Start of Data extract

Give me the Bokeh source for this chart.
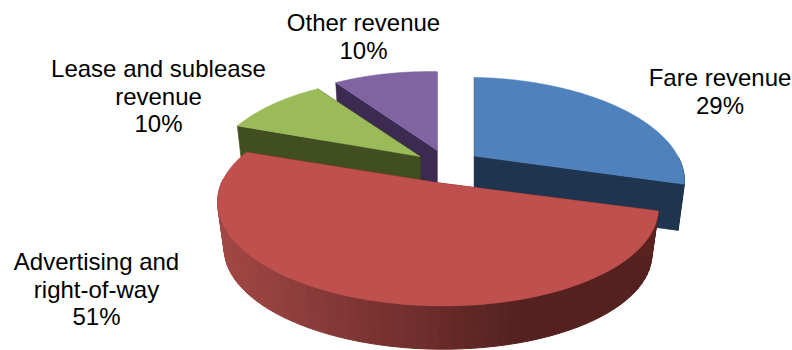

End of Data extract
Start of Data extract

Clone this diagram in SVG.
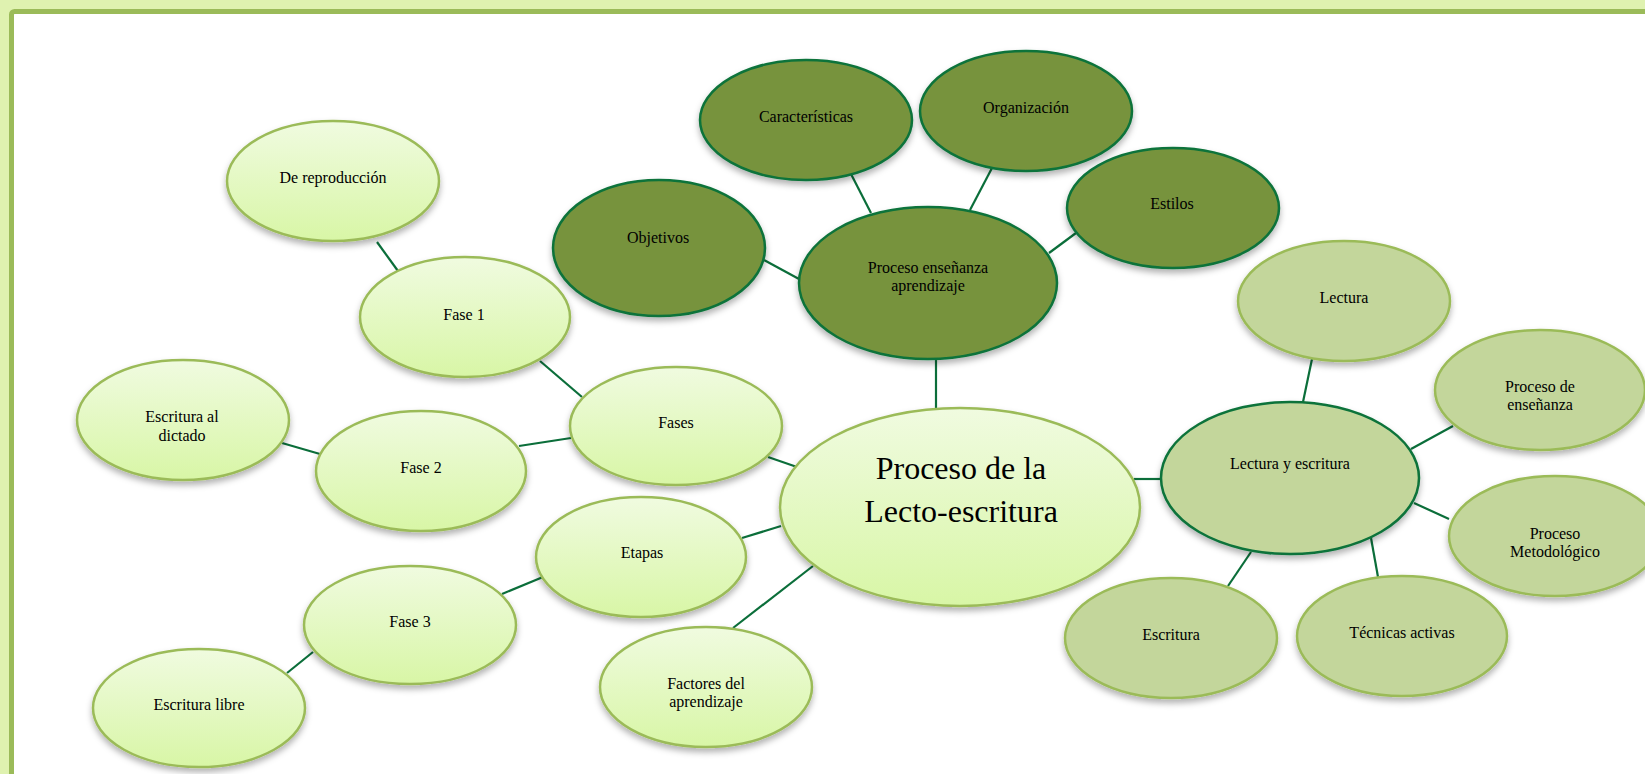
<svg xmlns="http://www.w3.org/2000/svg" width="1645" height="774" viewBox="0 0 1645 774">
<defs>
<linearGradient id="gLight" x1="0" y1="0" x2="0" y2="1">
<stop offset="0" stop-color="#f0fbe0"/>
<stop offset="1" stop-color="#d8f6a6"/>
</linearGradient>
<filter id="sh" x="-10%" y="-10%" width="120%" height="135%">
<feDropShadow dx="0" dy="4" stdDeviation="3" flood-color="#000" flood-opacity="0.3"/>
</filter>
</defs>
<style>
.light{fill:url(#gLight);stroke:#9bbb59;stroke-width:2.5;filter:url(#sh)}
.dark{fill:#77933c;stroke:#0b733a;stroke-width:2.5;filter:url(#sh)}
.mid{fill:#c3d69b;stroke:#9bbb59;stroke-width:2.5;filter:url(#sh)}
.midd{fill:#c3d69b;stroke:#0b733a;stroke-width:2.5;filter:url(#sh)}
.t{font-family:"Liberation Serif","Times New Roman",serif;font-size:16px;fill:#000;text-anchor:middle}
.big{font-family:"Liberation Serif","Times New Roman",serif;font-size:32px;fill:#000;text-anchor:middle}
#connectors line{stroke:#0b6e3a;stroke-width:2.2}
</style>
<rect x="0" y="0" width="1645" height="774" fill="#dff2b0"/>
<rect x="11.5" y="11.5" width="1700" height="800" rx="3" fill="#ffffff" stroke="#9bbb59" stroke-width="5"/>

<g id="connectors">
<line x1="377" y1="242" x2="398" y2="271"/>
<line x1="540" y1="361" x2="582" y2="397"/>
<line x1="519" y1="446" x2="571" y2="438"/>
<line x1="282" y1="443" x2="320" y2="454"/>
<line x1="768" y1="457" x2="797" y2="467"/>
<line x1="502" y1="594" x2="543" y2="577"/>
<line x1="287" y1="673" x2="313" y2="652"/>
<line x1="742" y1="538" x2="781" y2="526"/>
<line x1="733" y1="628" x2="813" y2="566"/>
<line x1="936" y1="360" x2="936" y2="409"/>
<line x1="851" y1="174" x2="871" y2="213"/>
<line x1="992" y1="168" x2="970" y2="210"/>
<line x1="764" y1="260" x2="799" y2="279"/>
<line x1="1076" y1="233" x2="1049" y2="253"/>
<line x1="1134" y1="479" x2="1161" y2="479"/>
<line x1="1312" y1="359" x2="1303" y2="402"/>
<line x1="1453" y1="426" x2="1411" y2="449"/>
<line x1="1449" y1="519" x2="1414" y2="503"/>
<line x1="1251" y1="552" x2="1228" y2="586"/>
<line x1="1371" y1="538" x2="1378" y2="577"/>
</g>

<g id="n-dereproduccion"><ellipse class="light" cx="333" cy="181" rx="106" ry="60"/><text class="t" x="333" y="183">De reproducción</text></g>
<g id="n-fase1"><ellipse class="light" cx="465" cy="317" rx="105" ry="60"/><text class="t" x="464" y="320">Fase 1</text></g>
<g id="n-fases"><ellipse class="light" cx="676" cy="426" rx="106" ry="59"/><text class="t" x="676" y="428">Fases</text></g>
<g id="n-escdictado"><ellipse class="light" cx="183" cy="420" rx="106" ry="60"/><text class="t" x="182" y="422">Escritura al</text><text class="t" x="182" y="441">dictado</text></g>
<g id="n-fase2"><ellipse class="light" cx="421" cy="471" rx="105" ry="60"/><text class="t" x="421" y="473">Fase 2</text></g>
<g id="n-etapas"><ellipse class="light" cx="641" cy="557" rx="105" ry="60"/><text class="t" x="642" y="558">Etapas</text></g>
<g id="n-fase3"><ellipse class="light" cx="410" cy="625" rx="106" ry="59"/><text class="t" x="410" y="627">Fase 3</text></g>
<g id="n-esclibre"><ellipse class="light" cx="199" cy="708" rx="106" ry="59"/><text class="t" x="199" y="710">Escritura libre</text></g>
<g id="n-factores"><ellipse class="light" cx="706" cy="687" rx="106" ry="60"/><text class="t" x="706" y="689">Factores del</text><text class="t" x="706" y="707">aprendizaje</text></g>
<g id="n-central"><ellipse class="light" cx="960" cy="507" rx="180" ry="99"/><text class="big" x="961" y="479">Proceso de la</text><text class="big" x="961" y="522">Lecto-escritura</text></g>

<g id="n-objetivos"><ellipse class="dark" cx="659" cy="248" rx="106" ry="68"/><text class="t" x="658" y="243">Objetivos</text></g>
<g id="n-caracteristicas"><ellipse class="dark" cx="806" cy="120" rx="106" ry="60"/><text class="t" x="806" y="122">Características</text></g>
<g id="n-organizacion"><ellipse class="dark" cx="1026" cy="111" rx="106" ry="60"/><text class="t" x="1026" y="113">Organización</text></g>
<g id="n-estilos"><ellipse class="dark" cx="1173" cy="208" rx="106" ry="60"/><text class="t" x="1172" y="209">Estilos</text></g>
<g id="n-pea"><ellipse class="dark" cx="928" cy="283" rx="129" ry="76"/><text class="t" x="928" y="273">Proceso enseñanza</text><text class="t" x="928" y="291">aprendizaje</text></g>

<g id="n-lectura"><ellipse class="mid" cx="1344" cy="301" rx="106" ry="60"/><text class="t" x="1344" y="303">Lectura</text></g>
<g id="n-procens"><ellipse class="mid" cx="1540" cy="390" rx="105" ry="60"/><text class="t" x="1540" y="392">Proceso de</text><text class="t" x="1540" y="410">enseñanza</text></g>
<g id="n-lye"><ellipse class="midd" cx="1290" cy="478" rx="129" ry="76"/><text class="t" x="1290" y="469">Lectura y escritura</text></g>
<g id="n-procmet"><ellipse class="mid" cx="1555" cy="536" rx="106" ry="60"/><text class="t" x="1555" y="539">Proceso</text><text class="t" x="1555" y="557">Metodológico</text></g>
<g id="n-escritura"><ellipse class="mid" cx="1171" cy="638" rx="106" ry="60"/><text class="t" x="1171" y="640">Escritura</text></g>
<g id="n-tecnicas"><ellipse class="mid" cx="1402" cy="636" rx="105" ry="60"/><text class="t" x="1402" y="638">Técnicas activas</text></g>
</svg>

End of Data extract

List every line above containing the word "this".

Give me the Bokeh source for this chart.
Clone this diagram in SVG.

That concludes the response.